Eran Farajun, vice president of business development at Asigra, agrees that storage on the whole is now getting cheaper to buy. “However, managing storage still costs more than buying it,” he adds, “but primary disk storage is getting easier to do and thus less expensive.”
The transition to storage as a utility can be intricate and difficult, but the end result can be a more responsive data storage management system, one that is designed with the appropriate infrastructure equipment.
Page 2: Utility Model Turns Inward
Utility Model Turns Inward
Farajun says that primary disk as a utility has potential for market acceptance — but as an internal utility service managed by the central IT group and “sold” via charge backs within the corporation, a view that Schott agrees with.
Schott believes that the future of storage on demand is within IT departments that want to be able to provision storage as a utility to their users. “In this case, the IT department is the utility, not an outside entity,” says Schott. This provides the benefits of centrally managing storage resources while being flexible in how resources are provided to applications, departments and users, with the added security of the company maintaining its own data stores.
“Vendors are now in a position to deliver customer solutions that create a central pool of storage that can be provisioned on demand as users and new applications require,” Schott says.
Schott says that perhaps the biggest opportunity for outsourced storage-on-demand went the way of the dot-com bust, but that the issue of on-demand storage provisioning has become a hot topic within IT departments. “Storage customers continue to state their top issues are in managing growth and improving management of storage resources,” says Schott. “Customers are looking for consolidated storage solutions that enable the on-demand model, which allows them to buy what they need when they need it.”

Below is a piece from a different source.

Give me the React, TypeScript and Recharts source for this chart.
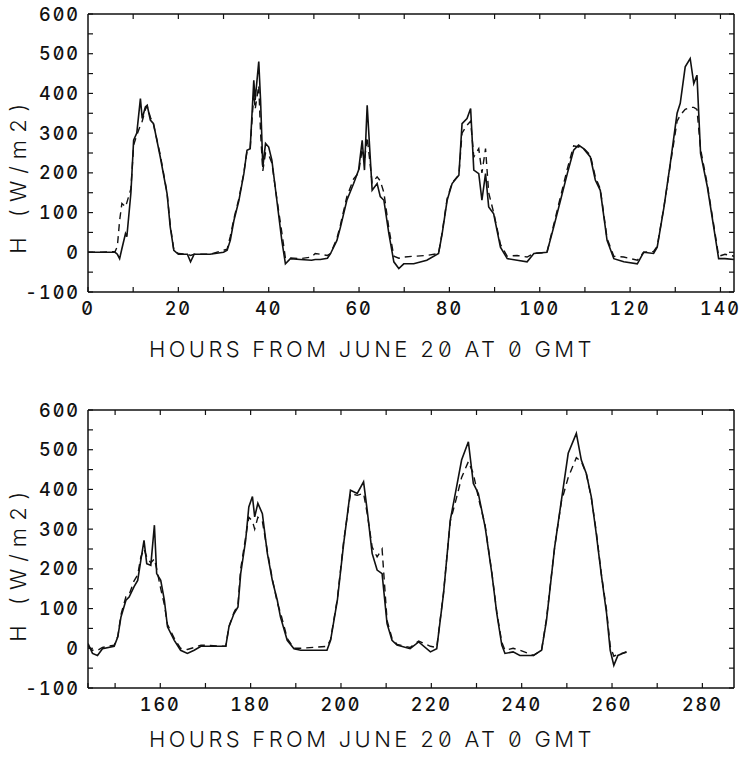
import { Label, Line, LineChart, XAxis, YAxis } from "recharts";

const FONT = "Inter, sans-serif";
const FONT_FEATURES = '"zero" 1, "tnum" 1';
const INK = "#111";

// hours from June 20 at 0 GMT, upper panel
const topHours = [
  0, 3, 6, 6.5, 7, 7.5, 8.3, 8.6, 9.5, 10.1, 10.8, 11.6, 12, 12.7, 13.1, 13.8, 14.5, 16, 17.5, 18.2, 19, 20, 22,
  22.7, 23.5, 27, 30, 30.8, 31.5, 32.3, 33.4, 34.5, 35.2, 35.9, 36.7, 37, 37.8, 38.2, 38.7, 39.3, 40, 40.7, 41.8,
  42.9, 43.7, 44.8, 47, 49.5, 50.3, 51.4, 53, 53.7, 55.1, 55.9, 57.3, 58.8, 59.9, 60.7, 61.2, 61.8, 62.9, 64, 64.7,
  65.5, 66.6, 67.7, 68.8, 69.9, 72.1, 75, 77.6, 78.4, 79.5, 80.6, 82.1, 82.8, 83.9, 84.7, 85.4, 86.5, 87.2, 88,
  88.7, 89.8, 91.3, 92.8, 95, 97.2, 98.7, 101.6, 103.1, 104.6, 106.1, 107.5, 108.6, 109.7, 111.2, 112.3, 113.4,
  114.9, 116.4, 118.6, 121.6, 123, 125.2, 126, 127.5, 128.9, 130.4, 131.1, 132.2, 133.3, 134.1, 134.8, 135.6,
  137.1, 138.5, 139.6, 141, 143,
];
const topSolid = [
  0, 0, 0, -5, -16, 9, 47, 39, 150, 282, 300, 387, 337, 366, 370, 333, 324, 240, 148, 64, 5, -5, -5, -24, -5, -5, 0,
  5, 30, 80, 130, 198, 257, 261, 433, 383, 480, 383, 215, 274, 265, 232, 131, 30, -29, -16, -18, -20, -18, -18,
  -15, -3, 30, 64, 131, 173, 207, 282, 207, 370, 156, 173, 140, 131, 47, -24, -41, -29, -29, -20, -3, 47, 131,
  173, 194, 324, 337, 362, 207, 198, 131, 198, 114, 97, 13, -16, -20, -24, -3, 0, 64, 131, 198, 257, 270, 261,
  240, 182, 156, 30, -16, -24, -29, 0, -3, 13, 114, 224, 350, 375, 467, 488, 425, 446, 249, 165, 64, -16, -16,
  -18,
];
const topDashed = [
  0, 0, 2, 15, 80, 123, 114, 125, 160, 270, 295, 320, 330, 360, 368, 340, 322, 245, 150, 70, 5, -3, -5, -8, -5,
  -5, 5, 8, 40, 85, 135, 200, 255, 262, 400, 360, 420, 300, 205, 250, 245, 225, 135, 50, -15, -14, -16, -12, -3,
  -5, -8, -3, 35, 70, 140, 185, 200, 260, 230, 290, 175, 190, 180, 150, 60, -10, -15, -12, -10, -8, -3, 50, 135,
  175, 195, 300, 320, 330, 240, 261, 200, 261, 150, 100, 20, -10, -8, -12, -3, 0, 70, 140, 210, 268, 265, 262,
  245, 190, 160, 35, -10, -12, -20, 0, 2, 15, 115, 220, 330, 345, 360, 365, 365, 360, 260, 170, 70, -10, -5, -10,
];

// lower panel
const bottomHours = [
  144, 145, 146.1, 147.2, 149.8, 150.6, 151.3, 152.4, 153.1, 154.2, 155, 155.7, 156.4, 157, 157.9, 158.7, 159.2,
  160.1, 160.9, 161.6, 163.1, 164.5, 166, 167.5, 169, 174.5, 175.2, 176.3, 177.2, 177.8, 178.9, 179.6, 180.4,
  180.9, 181.6, 182.6, 183.7, 184.8, 185.9, 186.6, 188.1, 189.6, 191.1, 196.9, 197.7, 199.2, 200.6, 202.1, 203.6,
  205, 205.8, 206.9, 208, 209.1, 210.2, 211.3, 212.4, 215.3, 217.2, 219.8, 221.2, 222.7, 224.2, 225.6, 226.7,
  228.2, 229.3, 230.4, 231.9, 233.4, 234.5, 235.6, 236.3, 238.1, 239.6, 242.6, 244.4, 245.5, 247.3, 248.8, 250.3,
  252.1, 253.2, 254.3, 255.4, 256.5, 257.6, 258.8, 259.6, 260.4, 261.3, 263.2,
];
const bottomSolid = [
  12, -13, -18, -1, 5, 29, 79, 121, 129, 155, 171, 222, 272, 213, 209, 310, 188, 171, 121, 54, 20, -5, -13, -5, 5,
  5, 54, 87, 104, 188, 272, 356, 382, 331, 365, 339, 239, 171, 121, 79, 20, -1, -5, -5, 20, 121, 264, 398, 390,
  419, 348, 239, 197, 188, 62, 20, 8, -1, 16, -9, -1, 138, 323, 407, 474, 520, 415, 390, 306, 188, 87, 8, -13, -9,
  -18, -18, -5, 71, 255, 373, 491, 541, 474, 440, 382, 289, 188, 87, -5, -43, -18, -9,
];
const bottomDashed = [
  5, -5, -5, 2, 8, 30, 85, 130, 135, 170, 185, 230, 250, 230, 215, 225, 200, 150, 110, 60, 25, 0, -3, 2, 8, 5, 55,
  90, 110, 200, 280, 330, 320, 300, 330, 320, 245, 175, 115, 90, 25, 0, 0, 5, 22, 125, 270, 390, 385, 390, 340,
  255, 230, 250, 70, 25, 10, 2, 18, 5, 2, 140, 320, 380, 430, 470, 440, 380, 310, 190, 90, 15, -5, 0, -5, -18, -5,
  75, 255, 370, 430, 480, 470, 440, 380, 295, 190, 95, 5, -20, -15, -10,
];

const yTicks = [-100, -50, 0, 50, 100, 150, 200, 250, 300, 350, 400, 450, 500, 550, 600];
const topXTicks = [10, 20, 30, 40, 50, 60, 70, 80, 90, 100, 110, 120, 130, 140];
const topXLabels = [0, 20, 40, 60, 80, 100, 120, 140];
const bottomXTicks = [150, 160, 170, 180, 190, 200, 210, 220, 230, 240, 250, 260, 270, 280];
const bottomXLabels = [160, 180, 200, 220, 240, 260, 280];

const X_TITLE = "HOURS FROM JUNE 20 AT 0 GMT";
const Y_TITLE = "H (W/m2)";

const textStyle = { fontFeatureSettings: FONT_FEATURES };

function LeftTick({ x, y, payload }: any) {
  const v = payload.value;
  return (
    <g>
      <line x1={x + 8} x2={x + 13} y1={y} y2={y} stroke={INK} strokeWidth={1.2} />
      {v % 100 === 0 && (
        <text
          x={x}
          y={y}
          dy={6.5}
          textAnchor="end"
          fontFamily={FONT}
          fontSize={18}
          fontWeight={500}
          letterSpacing={2}
          fill={INK}
          style={textStyle}
        >
          {v}
        </text>
      )}
    </g>
  );
}

function RightTick({ x, y }: any) {
  return <line x1={x} x2={x - 5} y1={y} y2={y} stroke={INK} strokeWidth={1.2} />;
}

function TopTick({ x, y }: any) {
  return <line x1={x} x2={x} y1={y} y2={y + 5} stroke={INK} strokeWidth={1.2} />;
}

function makeBottomTick(labels: number[]) {
  return function BottomTick({ x, y, payload }: any) {
    return (
      <g>
        <line x1={x} x2={x} y1={y} y2={y - 5} stroke={INK} strokeWidth={1.2} />
        {labels.includes(payload.value) && (
          <text
            x={x}
            y={y}
            dy={23}
            textAnchor="middle"
            fontFamily={FONT}
            fontSize={18}
            fontWeight={500}
            letterSpacing={2}
            fill={INK}
            style={textStyle}
          >
            {payload.value}
          </text>
        )}
      </g>
    );
  };
}

function Panel({
  hours,
  solid,
  dashed,
  domain,
  xTicks,
  xLabels,
  height,
  titleDy,
  yTitleDy,
}: {
  hours: number[];
  solid: number[];
  dashed: number[];
  domain: [number, number];
  xTicks: number[];
  xLabels: number[];
  height: number;
  titleDy: number;
  yTitleDy: number;
}) {
  const data = hours.map((h, i) => ({ h, solid: solid[i], dashed: dashed[i] }));
  const BottomTick = makeBottomTick(xLabels);
  return (
    <LineChart width={741} height={height} data={data} margin={{ top: 13, right: 6, bottom: 0, left: 0 }}>
      <XAxis
        dataKey="h"
        type="number"
        domain={domain}
        ticks={[domain[0], ...xTicks]}
        interval={0}
        allowDataOverflow
        height={height - 14 - 278}
        tickSize={0}
        tickMargin={0}
        tick={<BottomTick />}
        axisLine={{ stroke: INK, strokeWidth: 1.5 }}
      >
        <Label
          content={({ viewBox }: any) => (
            <text
              x={372}
              y={viewBox.y + titleDy}
              textAnchor="middle"
              fontFamily={FONT}
              fontSize={22}
              fontWeight={300}
              letterSpacing={3.4}
              fill={INK}
              style={textStyle}
            >
              {X_TITLE}
            </text>
          )}
        />
      </XAxis>
      <XAxis
        xAxisId="top"
        orientation="top"
        dataKey="h"
        type="number"
        domain={domain}
        ticks={xTicks}
        interval={0}
        allowDataOverflow
        height={1}
        tickSize={0}
        tickMargin={0}
        tick={<TopTick />}
        axisLine={{ stroke: INK, strokeWidth: 1.5 }}
      />
      <YAxis
        type="number"
        domain={[-100, 600]}
        ticks={yTicks}
        interval={0}
        width={88}
        tickSize={0}
        tickMargin={8}
        tick={<LeftTick />}
        axisLine={{ stroke: INK, strokeWidth: 1.5 }}
      >
        <Label
          content={({ viewBox }: any) => {
            const cy = viewBox.y + viewBox.height / 2 + yTitleDy;
            return (
              <text
                x={18}
                y={cy}
                transform={`rotate(-90, 18, ${cy})`}
                dy={8}
                textAnchor="middle"
                fontFamily={FONT}
                fontSize={22}
                fontWeight={300}
                letterSpacing={7}
                fill={INK}
                style={textStyle}
              >
                {Y_TITLE}
              </text>
            );
          }}
        />
      </YAxis>
      <YAxis
        yAxisId="right"
        orientation="right"
        type="number"
        domain={[-100, 600]}
        ticks={yTicks}
        interval={0}
        width={1}
        tickSize={0}
        tickMargin={0}
        tick={<RightTick />}
        axisLine={{ stroke: INK, strokeWidth: 1.5 }}
      />
      <Line
        dataKey="dashed"
        stroke={INK}
        strokeWidth={1.4}
        strokeDasharray="7 5"
        dot={false}
        isAnimationActive={false}
      />
      <Line dataKey="solid" stroke={INK} strokeWidth={1.6} dot={false} isAnimationActive={false} />
      <Line
        dataKey="solid"
        xAxisId="top"
        yAxisId="right"
        stroke="none"
        dot={false}
        activeDot={false}
        legendType="none"
        isAnimationActive={false}
      />
    </LineChart>
  );
}

export default function App() {
  return (
    <div style={{ position: "absolute", left: 0, top: 0, width: 741, height: 766, background: "#fff" }}>
      <Panel
        hours={topHours}
        solid={topSolid}
        dashed={topDashed}
        domain={[0, 143]}
        xTicks={topXTicks}
        xLabels={topXLabels}
        height={362}
        titleDy={65}
        yTitleDy={22}
      />
      <div style={{ position: "absolute", left: 0, top: 396 }}>
        <Panel
          hours={bottomHours}
          solid={bottomSolid}
          dashed={bottomDashed}
          domain={[144, 287]}
          xTicks={bottomXTicks}
          xLabels={bottomXLabels}
          height={370}
          titleDy={59}
          yTitleDy={14}
        />
      </div>
    </div>
  );
}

Schott says IT managers are fed up with the current purchasing model that involves large capital purchases, planned to last three or four years, that run out of capacity along the way, requiring another large investment in the end.
Some industry experts believe that customers purchasing computing equipment based on projects — an approach that allows customers to start small based on current project needs and grow as the project expands or new projects are begun — is a much more effective business and operational model.
According to Schott, a single, scalable storage grid that can be provisioned on-demand for new applications could benefit both customers familiar with SAN technology and those not yet using it. “For IT departments that have already ventured into the SAN model, utility storage introduces a new paradigm for how SANs can be created, managed and scaled to meet growing requirements,” he says. “For IT shops still utilizing direct attached storage (DAS), the utility storage concept provides a graceful model for how they can consolidate their storage into a SAN that can be managed cost-effectively and efficiently.”
With a SAN solution designed to create and intelligently manage a scalable, central storage pool, the utility model can be deployed and grown without large expenditures or sophisticated IT resources, Schott says.
Farajun says servers that are hosted in a third-party data center that need to be backed up could benefit from storage utility deployment, since this is something that customers can buy from their hosting provider or SSP partner inside a data center offering the service. He also believes that customers who want to replicate or mirror their data offsite to an alternate data center could benefit from storage utility deployment.
The biggest opportunity for stand-alone storage on demand may have withered with the dot-com bust, but utility storage still has the potential for market acceptance — just in different forms than originally envisioned.